**WHAT YOU ARE ASKED TO DO**
Return the whole listing, line for line, without the pictures in it.
______________________________
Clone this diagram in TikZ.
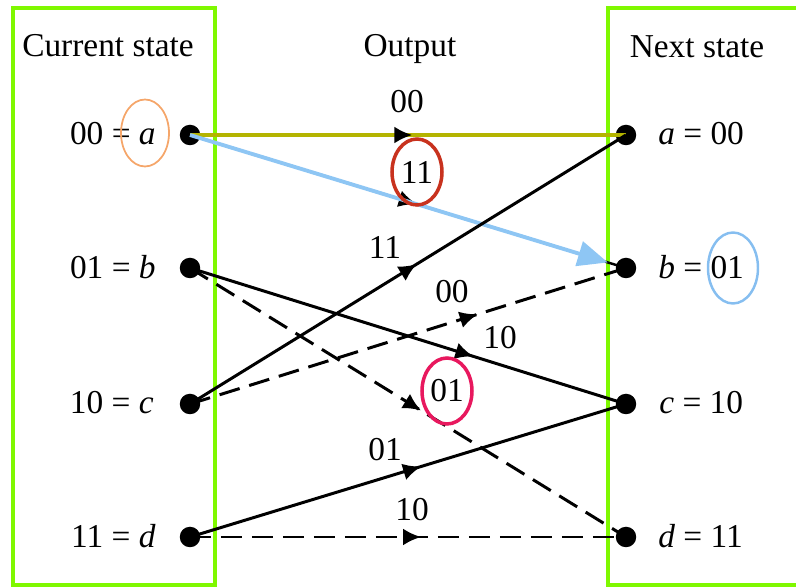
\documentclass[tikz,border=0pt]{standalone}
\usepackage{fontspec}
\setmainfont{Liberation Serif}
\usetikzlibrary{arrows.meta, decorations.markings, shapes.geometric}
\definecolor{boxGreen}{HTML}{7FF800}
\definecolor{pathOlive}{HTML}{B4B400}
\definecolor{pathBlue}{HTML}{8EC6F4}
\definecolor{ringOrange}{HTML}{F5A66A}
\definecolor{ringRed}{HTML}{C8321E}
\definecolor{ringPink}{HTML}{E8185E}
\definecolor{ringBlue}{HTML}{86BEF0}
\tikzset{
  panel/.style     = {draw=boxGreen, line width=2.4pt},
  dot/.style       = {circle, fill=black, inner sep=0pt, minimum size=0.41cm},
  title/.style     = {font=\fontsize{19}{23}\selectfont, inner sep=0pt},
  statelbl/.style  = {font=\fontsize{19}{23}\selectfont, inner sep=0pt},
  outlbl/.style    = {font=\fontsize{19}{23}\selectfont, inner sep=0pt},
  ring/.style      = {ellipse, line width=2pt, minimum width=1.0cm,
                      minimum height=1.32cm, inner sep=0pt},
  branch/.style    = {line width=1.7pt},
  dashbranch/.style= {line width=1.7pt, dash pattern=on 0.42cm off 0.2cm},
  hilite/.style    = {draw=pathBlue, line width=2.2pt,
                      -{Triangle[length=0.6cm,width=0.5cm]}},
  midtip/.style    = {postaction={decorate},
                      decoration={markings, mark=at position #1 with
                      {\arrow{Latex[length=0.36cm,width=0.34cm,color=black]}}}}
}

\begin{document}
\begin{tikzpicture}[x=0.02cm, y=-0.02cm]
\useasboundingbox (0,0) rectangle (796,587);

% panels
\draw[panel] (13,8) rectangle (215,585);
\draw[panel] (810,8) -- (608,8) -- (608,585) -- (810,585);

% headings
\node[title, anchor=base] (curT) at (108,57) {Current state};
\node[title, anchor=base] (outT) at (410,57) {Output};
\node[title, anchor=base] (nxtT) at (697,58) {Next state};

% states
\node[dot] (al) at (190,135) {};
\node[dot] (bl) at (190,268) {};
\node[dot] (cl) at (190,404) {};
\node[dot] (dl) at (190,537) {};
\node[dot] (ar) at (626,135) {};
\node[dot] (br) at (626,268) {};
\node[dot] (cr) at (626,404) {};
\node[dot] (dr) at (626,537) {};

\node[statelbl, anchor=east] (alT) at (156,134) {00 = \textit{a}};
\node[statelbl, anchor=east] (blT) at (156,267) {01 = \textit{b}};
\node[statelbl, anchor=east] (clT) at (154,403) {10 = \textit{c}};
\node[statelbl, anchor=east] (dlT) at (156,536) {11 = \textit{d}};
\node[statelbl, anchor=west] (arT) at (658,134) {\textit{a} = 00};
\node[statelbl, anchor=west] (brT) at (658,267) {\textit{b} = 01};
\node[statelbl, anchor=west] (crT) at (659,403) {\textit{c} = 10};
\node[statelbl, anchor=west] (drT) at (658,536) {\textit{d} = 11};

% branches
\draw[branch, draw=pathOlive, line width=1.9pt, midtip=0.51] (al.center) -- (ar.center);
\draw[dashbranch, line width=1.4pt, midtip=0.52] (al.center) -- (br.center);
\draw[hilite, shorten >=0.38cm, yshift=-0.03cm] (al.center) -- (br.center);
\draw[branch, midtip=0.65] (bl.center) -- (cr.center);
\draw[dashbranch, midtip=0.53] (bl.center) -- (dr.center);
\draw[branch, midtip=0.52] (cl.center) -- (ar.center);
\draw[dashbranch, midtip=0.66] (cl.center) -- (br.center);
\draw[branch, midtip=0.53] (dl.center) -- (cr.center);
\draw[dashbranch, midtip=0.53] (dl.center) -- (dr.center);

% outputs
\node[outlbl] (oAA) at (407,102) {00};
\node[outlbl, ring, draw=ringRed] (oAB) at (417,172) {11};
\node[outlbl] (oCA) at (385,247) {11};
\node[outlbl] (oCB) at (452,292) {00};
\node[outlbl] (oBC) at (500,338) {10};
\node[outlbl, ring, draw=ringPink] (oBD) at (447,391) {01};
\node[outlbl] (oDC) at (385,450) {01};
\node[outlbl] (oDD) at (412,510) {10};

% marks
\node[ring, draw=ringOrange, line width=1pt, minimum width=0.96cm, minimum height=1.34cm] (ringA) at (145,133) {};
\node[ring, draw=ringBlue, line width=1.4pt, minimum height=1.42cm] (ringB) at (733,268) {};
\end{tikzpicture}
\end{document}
______________________________
**FULL RESPONSE**
Clone this diagram in TikZ.
\documentclass[tikz,border=0pt]{standalone}
\usepackage{fontspec}
\setmainfont{Liberation Serif}
\usetikzlibrary{arrows.meta, decorations.markings, shapes.geometric}
\definecolor{boxGreen}{HTML}{7FF800}
\definecolor{pathOlive}{HTML}{B4B400}
\definecolor{pathBlue}{HTML}{8EC6F4}
\definecolor{ringOrange}{HTML}{F5A66A}
\definecolor{ringRed}{HTML}{C8321E}
\definecolor{ringPink}{HTML}{E8185E}
\definecolor{ringBlue}{HTML}{86BEF0}
\tikzset{
  panel/.style     = {draw=boxGreen, line width=2.4pt},
  dot/.style       = {circle, fill=black, inner sep=0pt, minimum size=0.41cm},
  title/.style     = {font=\fontsize{19}{23}\selectfont, inner sep=0pt},
  statelbl/.style  = {font=\fontsize{19}{23}\selectfont, inner sep=0pt},
  outlbl/.style    = {font=\fontsize{19}{23}\selectfont, inner sep=0pt},
  ring/.style      = {ellipse, line width=2pt, minimum width=1.0cm,
                      minimum height=1.32cm, inner sep=0pt},
  branch/.style    = {line width=1.7pt},
  dashbranch/.style= {line width=1.7pt, dash pattern=on 0.42cm off 0.2cm},
  hilite/.style    = {draw=pathBlue, line width=2.2pt,
                      -{Triangle[length=0.6cm,width=0.5cm]}},
  midtip/.style    = {postaction={decorate},
                      decoration={markings, mark=at position #1 with
                      {\arrow{Latex[length=0.36cm,width=0.34cm,color=black]}}}}
}

\begin{document}
\begin{tikzpicture}[x=0.02cm, y=-0.02cm]
\useasboundingbox (0,0) rectangle (796,587);

% panels
\draw[panel] (13,8) rectangle (215,585);
\draw[panel] (810,8) -- (608,8) -- (608,585) -- (810,585);

% headings
\node[title, anchor=base] (curT) at (108,57) {Current state};
\node[title, anchor=base] (outT) at (410,57) {Output};
\node[title, anchor=base] (nxtT) at (697,58) {Next state};

% states
\node[dot] (al) at (190,135) {};
\node[dot] (bl) at (190,268) {};
\node[dot] (cl) at (190,404) {};
\node[dot] (dl) at (190,537) {};
\node[dot] (ar) at (626,135) {};
\node[dot] (br) at (626,268) {};
\node[dot] (cr) at (626,404) {};
\node[dot] (dr) at (626,537) {};

\node[statelbl, anchor=east] (alT) at (156,134) {00 = \textit{a}};
\node[statelbl, anchor=east] (blT) at (156,267) {01 = \textit{b}};
\node[statelbl, anchor=east] (clT) at (154,403) {10 = \textit{c}};
\node[statelbl, anchor=east] (dlT) at (156,536) {11 = \textit{d}};
\node[statelbl, anchor=west] (arT) at (658,134) {\textit{a} = 00};
\node[statelbl, anchor=west] (brT) at (658,267) {\textit{b} = 01};
\node[statelbl, anchor=west] (crT) at (659,403) {\textit{c} = 10};
\node[statelbl, anchor=west] (drT) at (658,536) {\textit{d} = 11};

% branches
\draw[branch, draw=pathOlive, line width=1.9pt, midtip=0.51] (al.center) -- (ar.center);
\draw[dashbranch, line width=1.4pt, midtip=0.52] (al.center) -- (br.center);
\draw[hilite, shorten >=0.38cm, yshift=-0.03cm] (al.center) -- (br.center);
\draw[branch, midtip=0.65] (bl.center) -- (cr.center);
\draw[dashbranch, midtip=0.53] (bl.center) -- (dr.center);
\draw[branch, midtip=0.52] (cl.center) -- (ar.center);
\draw[dashbranch, midtip=0.66] (cl.center) -- (br.center);
\draw[branch, midtip=0.53] (dl.center) -- (cr.center);
\draw[dashbranch, midtip=0.53] (dl.center) -- (dr.center);

% outputs
\node[outlbl] (oAA) at (407,102) {00};
\node[outlbl, ring, draw=ringRed] (oAB) at (417,172) {11};
\node[outlbl] (oCA) at (385,247) {11};
\node[outlbl] (oCB) at (452,292) {00};
\node[outlbl] (oBC) at (500,338) {10};
\node[outlbl, ring, draw=ringPink] (oBD) at (447,391) {01};
\node[outlbl] (oDC) at (385,450) {01};
\node[outlbl] (oDD) at (412,510) {10};

% marks
\node[ring, draw=ringOrange, line width=1pt, minimum width=0.96cm, minimum height=1.34cm] (ringA) at (145,133) {};
\node[ring, draw=ringBlue, line width=1.4pt, minimum height=1.42cm] (ringB) at (733,268) {};
\end{tikzpicture}
\end{document}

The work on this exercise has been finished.